Cette journée du 14 janvier 2023 est celle de la célébration du 12e anniversaire de la révolution en Tunisie, qui a apporté aux Tunisiens la démocratie mais pas la prospérité espérée. Aussi a-t-elle été mise sous le signe de la protestation contre le régime autoritaire du président Kaïs Saïed, qui, à la crise économique et sociale, a ajouté la mise entre parenthèse des rares acquis démocratiques.
Par Ridha Kefi
Anticipant ce mouvement, Kaïs Saïed a effectué hier une visite au centre-ville de Tunis, à l’avenue Habib Bourguiba, où les mouvements de l’opposition vont se rassembler aujourd’hui pour l’appeler à démissionner ou à ouvrir un débat national inclusif sur un plan de sortie de crise.
Le chef de l’Etat, visiblement aux abois et au bord de la crise de nerfs, a voulu s’offrir un bain de foule censé prouver qu’il reste toujours populaire malgré le maigre bilan des trois premières années de son mandat, et envoyer des messages de fermeté et d’intransigeance à ses opposants.
Un président prêt à en découdre
Tout en refusant de considérer le 14 janvier 2011 comme une journée mémorable marquant l’avènement de la démocratie, le chef de l’Etat a tenu à réitérer sa position, devenue un dogme selon lequel la journée mémorable est celle du 17 décembre 2010, celle marquant le déclenchement des émeutes à Sidi Bouzid.
Visiblement en colère et prêt à en découdre, le président s’est voulu offensif voire agressif traitant ses opposants de tous les noms, comme il nous y a d’ailleurs habitués : traitres, corrompus, voleurs et qui s’emploient à détruire l’Etat, dont il se considère l’unique incarnation.
On ne peut pas dire que Saïed a cherché à calmer les esprits ou à éviter la confrontation, comme l’aurait fait un chef d’Etat «normal». Non, M. Saïed, têtu et obstiné comme il est, et qui veut avoir toujours raison contre tout le monde, même quand il a tort, s’est voulu agressif et provocateur, plutôt pyromane que pompier.
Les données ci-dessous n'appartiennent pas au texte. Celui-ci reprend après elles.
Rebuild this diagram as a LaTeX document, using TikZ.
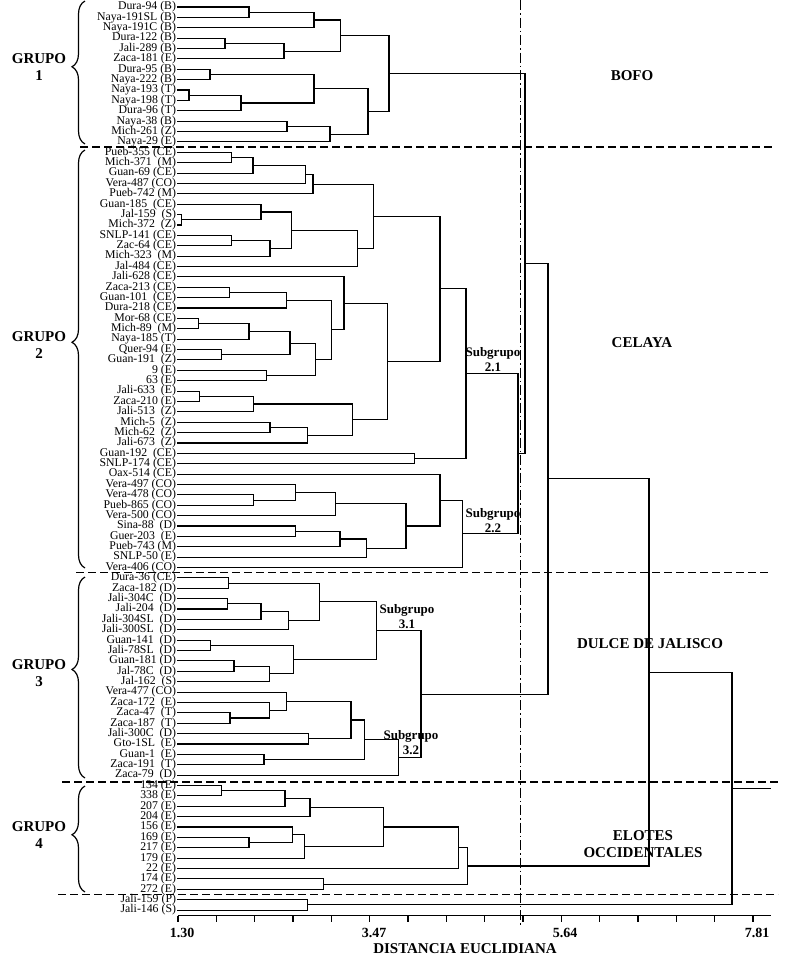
\documentclass[tikz,border=0pt]{standalone}
\usepackage{fontspec}
\setmainfont{Liberation Serif}
\usetikzlibrary{calc,decorations.pathreplacing}
\tikzset{
  tree/.style={line width=1.1pt, black},
  lab/.style={anchor=east, inner sep=0.8pt, font=\fontsize{11.8}{11.8}\selectfont},
  grp/.style={font=\fontsize{15}{15}\selectfont\bfseries},
  clus/.style={font=\fontsize{15}{17}\selectfont\bfseries, align=center},
  sub/.style={font=\fontsize{13}{15}\selectfont\bfseries, align=center},
  ticklab/.style={font=\fontsize{14}{14}\selectfont\bfseries},
  sep/.style={line width=1.2pt, dash pattern=on 8pt off 4pt},
  cut/.style={line width=1.2pt, dash pattern=on 10pt off 3pt on 1.5pt off 3pt},
  grpbrace/.style={line width=1.2pt, decorate, decoration={brace, amplitude=13pt, aspect=0.54}},
  axisline/.style={line width=1.1pt}
}
\newcommand\mrg[4]{%
  \coordinate (X) at (#4,0);
  \draw[tree] (#2) -- (#2 -| X) -- (#3 -| X) -- (#3);
  \coordinate (#1) at ($(#2 -| X)!0.5!(#3 -| X)$);
}
\begin{document}
\begin{tikzpicture}[x=1pt,y=-1pt]
\useasboundingbox (0,0) rectangle (800,961);
% leaves
\foreach \t [count=\i from 0] in {Dura-94 (B),Naya-191SL (B),Naya-191C (B),Dura-122 (B),Jali-289 (B),Zaca-181 (E),Dura-95 (B),Naya-222 (B),Naya-193 (T),Naya-198 (T),Dura-96 (T),Naya-38 (B),Mich-261 (Z),Naya-29 (E),
Pueb-355 (CE),Mich-371 \ (M),Guan-69 (CE),Vera-487 (CO),Pueb-742 (M),Guan-185 \ (CE),Jal-159 \ (S),Mich-372 \ (Z),SNLP-141 (CE),Zac-64 (CE),Mich-323 \ (M),Jal-484 (CE),Jali-628 (CE),Zaca-213 (CE),Guan-101 \ (CE),Dura-218 (CE),Mor-68 (CE),Mich-89 \ (M),Naya-185 (T),Quer-94 (E),Guan-191 \ (Z),9 (E),63 (E),Jali-633 \ (E),Zaca-210 (E),Jali-513 \ (Z),Mich-5 \ (Z),Mich-62 \ (Z),Jali-673 \ (Z),Guan-192 \ (CE),SNLP-174 (CE),Oax-514 (CE),Vera-497 (CO),Vera-478 (CO),Pueb-865 (CO),Vera-500 (CO),Sina-88 \ (D),Guer-203 \ (E),Pueb-743 (M),SNLP-50 (E),Vera-406 (CO),
Dura-36 (CE),Zaca-182 (D),Jali-304C \ (D),Jali-204 \ (D),Jali-304SL \ (D),Jali-300SL \ (D),Guan-141 \ (D),Jali-78SL \ (D),Guan-181 (D),Jal-78C \ (D),Jal-162 \ (S),Vera-477 (CO),Zaca-172 \ (E),Zaca-47 \ (T),Zaca-187 \ (T),Jali-300C \ (D),Gto-1SL \ (E),Guan-1 \ (E),Zaca-191 \ (T),Zaca-79 \ (D),
134 (E),338 (E),207 (E),204 (E),156 (E),169 (E),217 (E),179 (E),22 (E),174 (E),272 (E),Jali-159 (P),Jali-146 (S)} {
  \node[lab] (N\i) at (177,{7+10.38*\i}) {\t};
  \coordinate (L\i) at (177,{7+10.38*\i});
}
% group 1
\mrg{a1}{L0}{L1}{249}
\mrg{a2}{a1}{L2}{314}
\mrg{a3}{L3}{L4}{225}
\mrg{a4}{a3}{L5}{284}
\mrg{a5}{a2}{a4}{340.7}
\mrg{a6}{L6}{L7}{210}
\mrg{a7}{L8}{L9}{189}
\mrg{a8}{a7}{L10}{241}
\mrg{a9}{a6}{a8}{314}
\mrg{a10}{L11}{L12}{287}
\mrg{a11}{a10}{L13}{330}
\mrg{a12}{a9}{a11}{368}
\mrg{g1}{a5}{a12}{389}
% group 2
\mrg{b1}{L14}{L15}{231.7}
\mrg{b2}{b1}{L16}{253}
\mrg{b3}{b2}{L17}{305.7}
\mrg{b4}{b3}{L18}{313}
\mrg{b5}{L20}{L21}{181.7}
\mrg{b6}{L19}{b5}{261}
\mrg{b7}{L22}{L23}{231.7}
\mrg{b8}{b7}{L24}{270}
\mrg{b9}{b6}{b8}{291.7}
\mrg{b10}{b9}{L25}{357.7}
\mrg{b11}{b4}{b10}{373.3}
\mrg{c1}{L27}{L28}{229.3}
\mrg{c2}{c1}{L29}{286.7}
\mrg{c3}{L30}{L31}{198.3}
\mrg{c4}{c3}{L32}{249}
\mrg{c5}{L33}{L34}{221.7}
\mrg{c6}{c4}{c5}{290}
\mrg{c7}{L35}{L36}{266.7}
\mrg{c8}{c6}{c7}{315.7}
\mrg{c9}{c2}{c8}{331.7}
\mrg{c10}{L26}{c9}{344}
\mrg{d1}{L37}{L38}{199.3}
\mrg{d2}{d1}{L39}{253.3}
\mrg{d3}{L40}{L41}{270}
\mrg{d4}{d3}{L42}{307.7}
\mrg{d5}{d2}{d4}{352.7}
\mrg{e1}{c10}{d5}{387.3}
\mrg{e2}{b11}{e1}{440}
\mrg{e3}{L43}{L44}{414.3}
\mrg{s21}{e2}{e3}{466}
\mrg{f1}{L47}{L48}{253.3}
\mrg{f2}{L46}{f1}{295.7}
\mrg{f3}{f2}{L49}{335.7}
\mrg{f4}{L50}{L51}{295.7}
\mrg{f5}{f4}{L52}{340}
\mrg{f6}{f5}{L53}{366.7}
\mrg{f7}{f3}{f6}{406}
\mrg{f8}{L45}{f7}{440}
\mrg{s22}{f8}{L54}{462.3}
\mrg{g2}{s21}{s22}{518}
% group 3
\mrg{h1}{L55}{L56}{228.3}
\mrg{h2}{L57}{L58}{227.3}
\mrg{h3}{h2}{L59}{261}
\mrg{h4}{h3}{L60}{288.3}
\mrg{h5}{h1}{h4}{319.3}
\mrg{h6}{L61}{L62}{210.7}
\mrg{h7}{L63}{L64}{234}
\mrg{h8}{h7}{L65}{269.3}
\mrg{h9}{h6}{h8}{293.3}
\mrg{s31}{h5}{h9}{376.7}
\mrg{i1}{L68}{L69}{230}
\mrg{i2}{L67}{i1}{269.3}
\mrg{i3}{L66}{i2}{286.7}
\mrg{i4}{L70}{L71}{308.3}
\mrg{i5}{i3}{i4}{351}
\mrg{i6}{L72}{L73}{264}
\mrg{i7}{i5}{i6}{364.3}
\mrg{s32}{i7}{L74}{398.3}
\mrg{g3}{s31}{s32}{421}
% group 4
\mrg{j1}{L75}{L76}{221.7}
\mrg{j2}{j1}{L77}{285}
\mrg{j3}{j2}{L78}{310}
\mrg{j4}{L80}{L81}{249}
\mrg{j5}{L79}{j4}{292.3}
\mrg{j6}{j5}{L82}{304.3}
\mrg{j7}{j3}{j6}{383.3}
\mrg{j8}{j7}{L83}{458.3}
\mrg{j9}{L84}{L85}{323.3}
\mrg{g4}{j8}{j9}{467.7}
\mrg{o1}{L86}{L87}{307.5}
% top
\mrg{k1}{g1}{g2}{525}
\mrg{k2}{k1}{g3}{548}
\mrg{k3}{k2}{g4}{649}
\mrg{k4}{k3}{o1}{732}
\coordinate (rootend) at ($(k4)+(39,0)$);
\draw[tree] (k4) -- (rootend);
% separators
\draw[sep] (80,147) -- (772,147);
\draw[sep] (76,572.5) -- (771,572.5);
\draw[sep] (62,782) -- (780,782);
\draw[sep] (58,894.5) -- (778,894.5);
% cut line
\draw[cut] (520.7,0) -- (520.7,925);
% axis
\draw[axisline] (178,915.5) -- (771,915.5);
\foreach \k in {0,...,15} \draw[axisline] ({178+38.33*\k},915.5) -- ++(0,6);
\node[ticklab] (t0) at (182,933) {1.30};
\node[ticklab] (t1) at (374,933) {3.47};
\node[ticklab] (t2) at (565,933) {5.64};
\node[ticklab] (t3) at (757,933) {7.81};
\node[grp] (xt) at (465,949) {DISTANCIA EUCLIDIANA};
% braces
\draw[grpbrace] (85,144) -- (85,1);
\draw[grpbrace] (85,568) -- (85,150);
\draw[grpbrace] (85,778) -- (85,577);
\draw[grpbrace] (85,892) -- (85,786);
\node[grp] (G1a) at (39,59) {GRUPO};
\node[grp] (G1b) at (39,76) {1};
\node[grp] (G2a) at (39,337) {GRUPO};
\node[grp] (G2b) at (39,354) {2};
\node[grp] (G3a) at (39,665) {GRUPO};
\node[grp] (G3b) at (39,682) {3};
\node[grp] (G4a) at (39,827) {GRUPO};
\node[grp] (G4b) at (39,844) {4};
% cluster names
\node[clus] (bofo) at (632,76) {BOFO};
\node[clus] (cel) at (642,343) {CELAYA};
\node[clus] (dul) at (650,644) {DULCE DE JALISCO};
\node[clus] (elo) at (643,844.5) {ELOTES\\OCCIDENTALES};
% subgroups
\node[sub] (sg21) at (493,359.5) {Subgrupo\\2.1};
\node[sub] (sg22) at (493,520.5) {Subgrupo\\2.2};
\node[sub] (sg31) at (407,617) {Subgrupo\\3.1};
\node[sub] (sg32) at (411,742.5) {Subgrupo\\3.2};
\end{tikzpicture}
\end{document}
C’est à croire qu’il a voulu, par sa sortie d’hier, lancer un défi à ses opposants et chercher la confrontation avec eux. Une manière de leur dire : «Vous cherchez mon départ ? Eh bien, prouvez que vous êtes capables de me faire partir !»
Les opposants en rangs dispersés
Il reste à savoir si ses opposants, en réaction à ses provocations, vont enterrer leurs divergences idéologiques pour resserrer leurs rangs face à un pouvoir qui conjugue l’incompétence à l’obstination, ou s’ils vont manifester en rangs dispersés, comme ils nous ont habitués jusque-là, et prouver encore une fois leur inconsistance, leur fébrilité et leur incapacité à constituer une force crédible face à un pouvoir qui les regarde de haut et qui, malgré tous ses échecs, se maintient contre vents et marées, et pas seulement par la force brutale de l’Etat.
Il faut dire que le pouvoir a bien fait les choses et joué sur du velours: il a quadrillé les manifestations programmées et a désigné des horaires, des lieux et des itinéraires spécifiques aux forces en présence pour, officiellement, éviter les accrochages et les escarmouches.
Les forces de sécurité, qui sont habituées à gérer les mouvements de foules, ne manqueront pas, elles non plus, de filtrer les manifestants, notamment ceux en provenance de l’extérieur de la capitale, et d’encercler ceux d’entre eux qui parviendront à pénétrer au centre-ville de Tunis dans des petits carrés bien contrôlés, de manière à empêcher tout débordement et à transformer la démonstration de force en une… énième preuve d’impuissance.
La suite, on vous la laisse imaginer : plus de douleurs, plus de larmes et plus de colères pour le petit peuple, celui qui paye toujours les pots cassés!